Ia menambahkan, setidaknya ada dua hal yang melatarbekalangi praktik tersebut. Pertama, rumah ditempati secara komunal dan cenderung tidak hanya dihuni keluarga inti. Kedua, secara filosofis kotoran manusia dianggap kotor dan cenderung menjijikan sehingga tidak selayaknya dicampur bersama tempat tinggal.
Konsep tersebut bergeser, karena tidak benar-benar berubah, seiring dengan derasnya arus urbanisasi ke Jakarta sejak tahun 1960an. Orang-orang yang tidak memiliki rumah lantas tinggal di sejumlah kawasan seperti bantaran kali dan dekat rel kereta api.

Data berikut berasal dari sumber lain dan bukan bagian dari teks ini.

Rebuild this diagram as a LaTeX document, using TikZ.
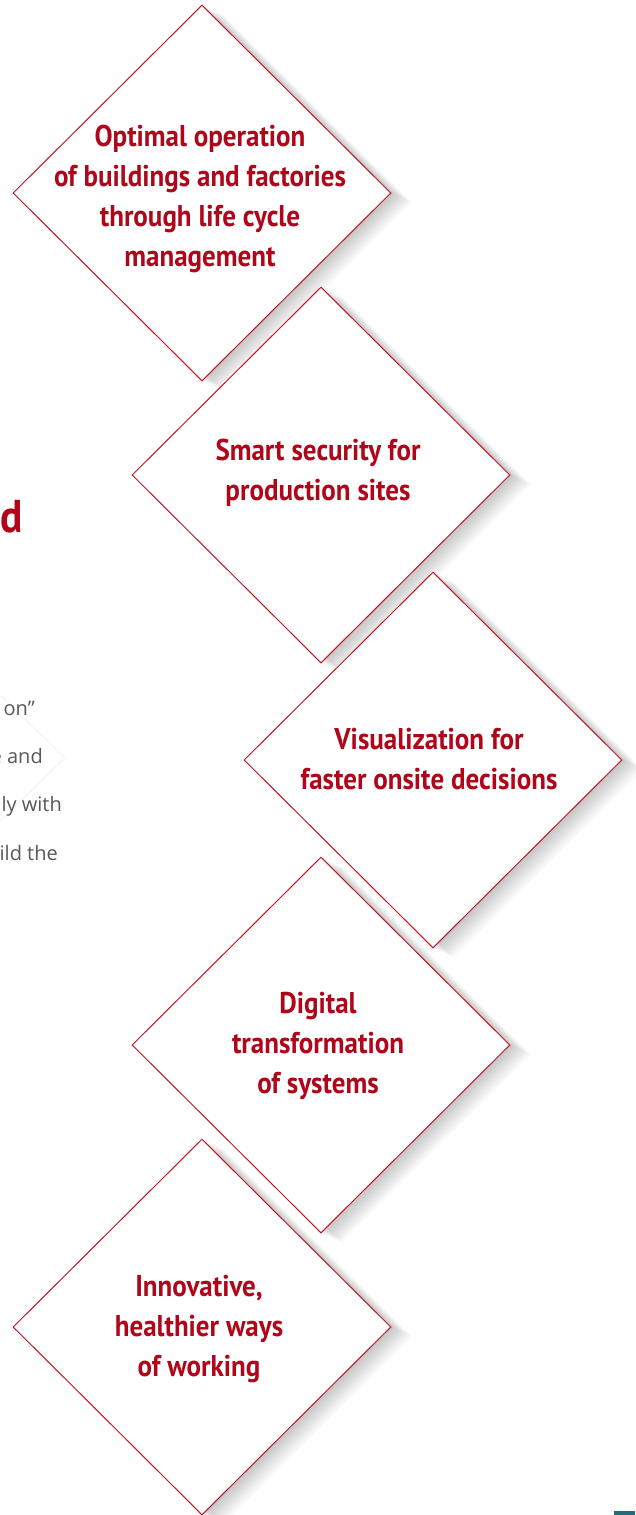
\documentclass[tikz,border=0pt]{standalone}
\usepackage{fontspec}
\setmainfont{PT Sans}
\newfontfamily\dfont[FakeStretch=0.9]{PT Sans}
\newfontfamily\gfont{Open Sans}
\usetikzlibrary{shapes.geometric}
\definecolor{dred}{RGB}{176,6,26}
\definecolor{lred}{RGB}{192,22,38}
\definecolor{gtext}{RGB}{88,88,88}
\definecolor{teal1}{RGB}{30,110,125}
\tikzset{
  dlabel/.style={text=dred, font=\dfont\bfseries\fontsize{30}{40}\selectfont, align=center, inner sep=0pt},
  dshape/.style={shape=diamond, draw=lred, fill=white, line width=1pt, minimum width=378pt, minimum height=376pt, inner sep=0pt},
  gline/.style={anchor=base east, text=gtext, font=\gfont\fontsize{20}{24}\selectfont, inner sep=0pt},
}
\begin{document}
\begin{tikzpicture}[x=1pt,y=-1pt]
\useasboundingbox (0,0) rectangle (635,1515);
\fill[white] (0,0) rectangle (635,1515);
% faint background chevron
\draw[black!4, line width=1pt] (0,695) -- (65,758) -- (0,821);
% left partial texts
\node[anchor=base west, text=dred, font=\dfont\bfseries\fontsize{46}{50}\selectfont, inner sep=0pt] (hd) at (0,532) {d};
\node[gline] (g1) at (35,715) {on”};
\node[gline] (g2) at (43,763) {e and};
\node[gline] (g3) at (62,811) {ly with};
\node[gline] (g4) at (58,860) {ild the};
% shadows
\foreach \cx/\cy in {202/193,321/475,433/760,321/1045,202/1327}{
  \foreach \k in {1,...,14}{
    \fill[black,opacity=0.015] (\cx+1.5*\k,\cy+0.7*\k-188) -- (\cx+1.5*\k+189,\cy+0.7*\k) -- (\cx+1.5*\k,\cy+0.7*\k+188) -- (\cx+1.5*\k-189,\cy+0.7*\k) -- cycle;
  }
}
% diamonds
\node[dshape] (d1) at (202,193) {};
\node[dshape] (d2) at (321,475) {};
\node[dshape] (d3) at (433,760) {};
\node[dshape] (d4) at (321,1045) {};
\node[dshape] (d5) at (202,1327) {};
% labels
\node[dlabel] (t1) at (200,199) {Optimal operation\\of buildings and factories\\through life cycle\\management};
\node[dlabel] (t2) at (318,473) {Smart security for\\production sites};
\node[dlabel] (t3) at (429,759) {Visualization for\\faster onsite decisions};
\node[dlabel] (t4) at (318,1046) {Digital\\transformation\\of systems};
\node[dlabel] (t5) at (199,1329) {Innovative,\\healthier ways\\of working};
% teal corner bar
\fill[teal1] (614,1511) rectangle (635,1515);
\end{tikzpicture}
\end{document}
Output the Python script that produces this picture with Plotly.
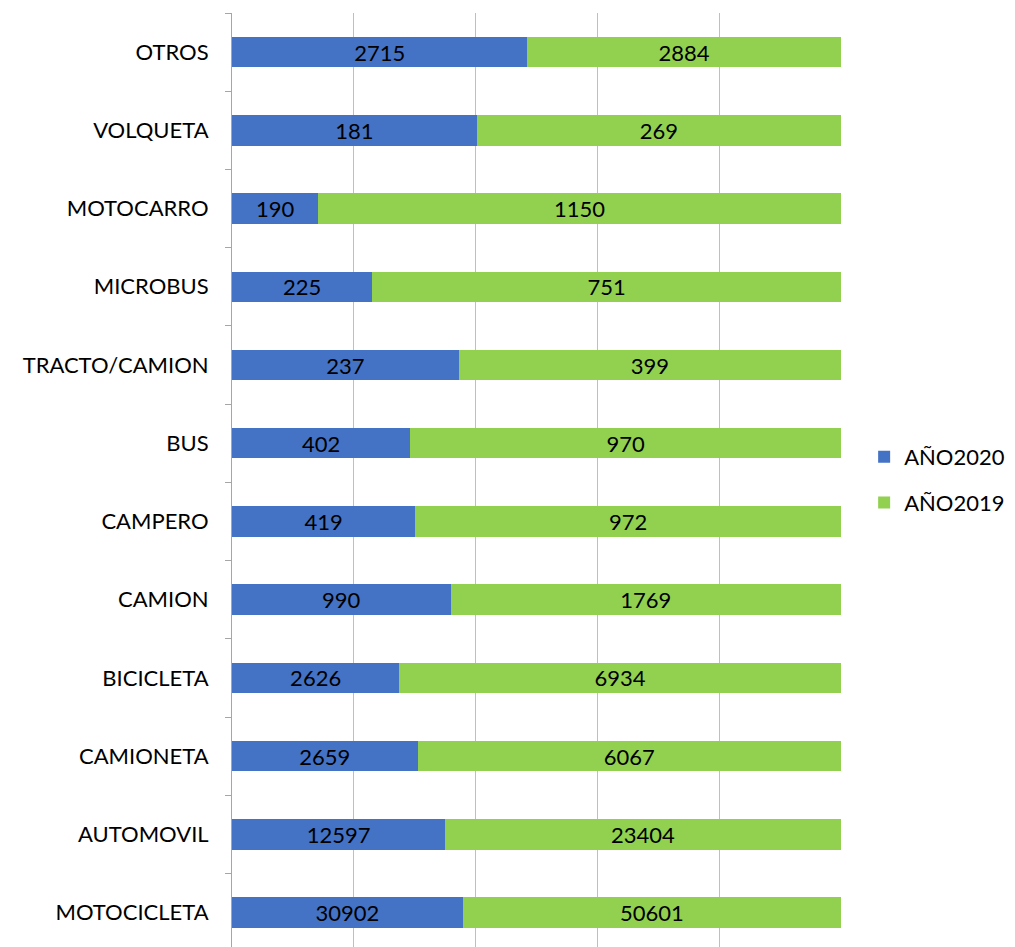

Kebutuhan kakus yang tidak bisa ditunda membuat keberadaan “WC helikopter” cenderung tidak terhindarkan. Ini merupakan struktur sederhana dari kayu atau bambu di pinggir sungai dengan bilik seadanya.
Hal serupa terjadi pada sebagian rel kereta api yang dijadikan tempat buang air besar. “Ceboknya tidak disitu (lokasi buang air besar), tapi di rumah,” sebut Candrian.
Ia menambahkan, dalam hal ini yang sesungguhnya terjadi cenderung serupa dengan pemahaman bahwa toilet sebagai tempat buang air besar harus berada di luar rumah. Hanya saja mereka mesti menghadapi fakta, bahwa tidak ada lagi lahan tersisa untuk memraktikkan pemahaman itu sebagaimana mestinya.
Sejak Awal
Abeyasekere (1987 dalam Freek Colombijn & Joost Coté (eds, 2015) menulis, problem air perkotaan dan wabah penyakit dari kota yang tidak sehat telah melanda Batavia sejak didirikan pada 1619. Tingginya angka kematian penduduk pada tahun 1700an telah menurunkan predikat Batavia dari “Queen of the East” menjadi “Graveyard of the East.” Hal ini terkait dengan penyakit-penyakit yang mewabah karena terbawa air. Sementara Blussé (2008) menggunakan istilah “Cemetery of the East” yang lebih lekat bagi sebutan Batavia di akhir abad ke-19 ketimbang “Queen of the East.”
Hal ini seperti ironi dari kisah “penaklukan” J.P. Coen atas Batavia (saat itu bernama Jacatra atau Jayakarta) pada 28 Mei 1619. Coen, sebagaimana ditulis J.J. van Klaveren (1953) dalam buku berjudul “The Dutch Colonial System in the East Indies,” melakukan pembakaran dan perusakan kampung untuk memberikan kesan dirinya sebagai seorang penakluk.
Coen, dengan demikian menyatakan VOC berdaulat atas bagian barat Pulau Jawa. Batas-batasnya berada di antara Sungai Cisadane di sisi barat dan Sungai Citarum di bagian timur serta membentang ke selatan menuju Lautan Hindia. Kawasan ini dianggapnya sebagai Kerajaan Jacatra. Meskipun pada saat itu, warga Jacatra (atau Jayakarta) tidak menginginkan peperangan, melainkan kesepakatan baru. Salah satunya menyusul friksi dengan pangeran (Jayakarta) terkait pembayaran bea masuk.
Perebutan wilayah kekuasaan yang semata-semata dilakukan untuk kepentingan ekonomi menjadi jiwa pembentukan Batavia pada masa-masa awalnya. Sementara kepentingan rakyat kebanyakan, hal itu tidaklah menjadi kepedulian.